The current study is a randomized, double blind, placebo-controlled study in which people were given either 4 mg a day of rosiglitazone or placebo for three months. At the end of three months all patients were given open label rosiglitazone at 8 mg a day for an additional three months. Fat distribution and content was measured by CT and DEXA scans, and BIA. Subjects had to be on a stable HIV medication regimen, have evidence of fat atrophy and have elevated insulin levels. They could not have diabetes or evidence of kidney problems. Twenty-seven patients were enrolled, with a mean age of 45 and twice as many men as women. These patients had had HIV infection for several years and had received HIV medications for, on average, about seven years.

The results demonstrated that on average the rosiglitazone group had a 15 percent increase in total body fat compared to placebo. However, when the individual areas of fat were compared (subcutaneous abdominal fat, visceral fat and leg fat), there was no significant difference compared to placebo. Additional blood tests showed an increase in adiponectin (a protein made by fat cells, indicating increased activity of fat cells), a decrease in free fatty acids, and an increase in total cholesterol.

Dr.
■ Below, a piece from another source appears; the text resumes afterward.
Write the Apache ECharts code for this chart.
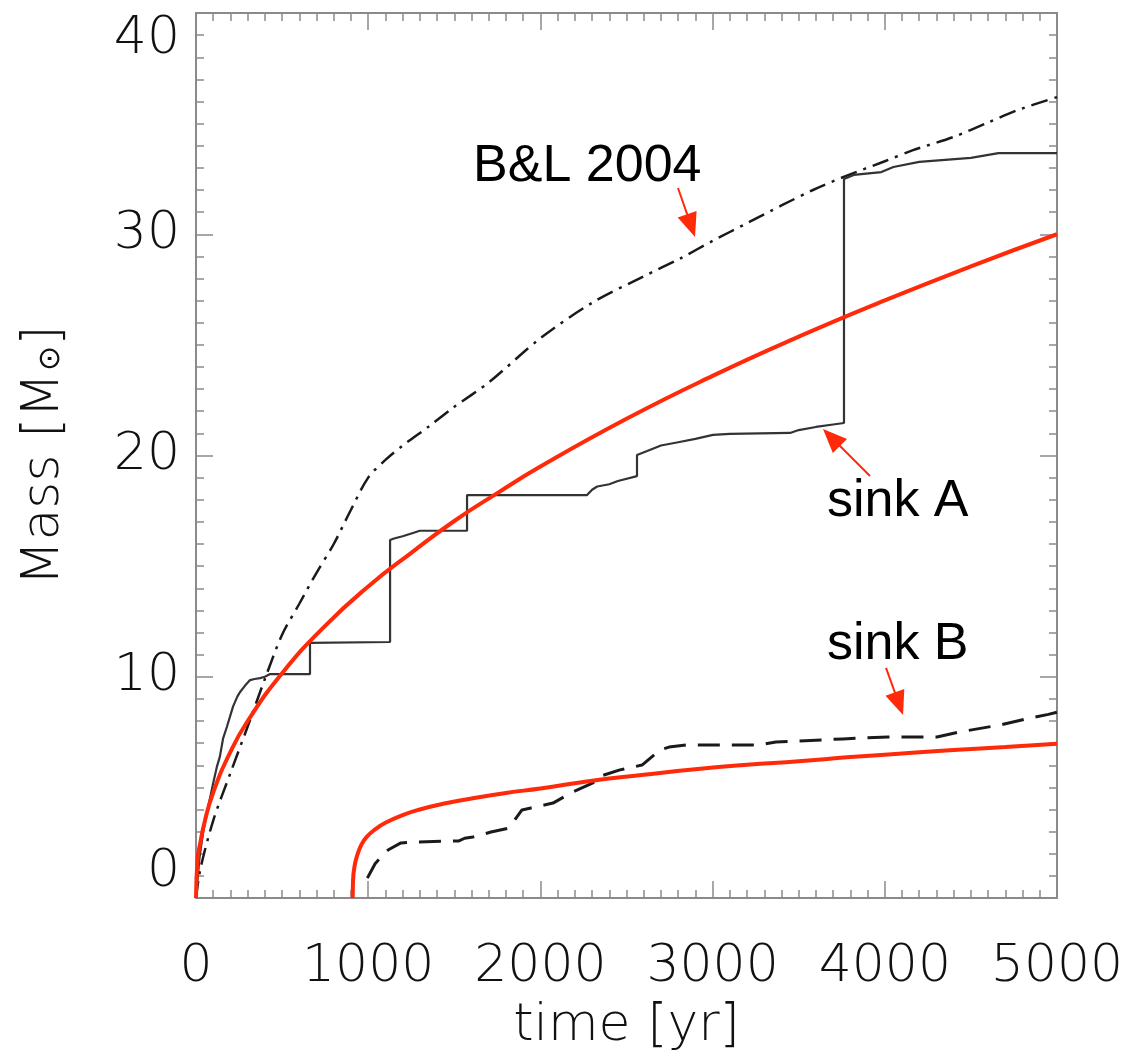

Hadigan presented the open label data using a higher dose of rosiglitazone. When compared to baseline, total body fat increased by 6 percent and subcutaneous abdominal fat by 14 percent, but visceral fat had not increased. Adiponectin increased 3.7 times compared to baseline. Patients also rated their own severity of lipodystrophy and self-reported a marked improvement (overall gain in body fat). There was on average a 15 percent increase in cholesterol and a small but significant reduction in hemoglobin, which are known side effects of this class of medication.

This study is important because lipodystrophy (fat redistribution and loss) and lipoatrophy (fat loss) are big problems for patients, particularly those receiving long-term protease inhibitor therapy. Numerous drugs and other modalities have been tried to arrest or reverse the process. The data presented here seems to indicate that rosiglitazone may be effective in increasing body fat in those patients with fat wasting. Whether the increases in cholesterol or decreases in hemoglobin are important side effects of this new strategy remains to be determined in larger studies.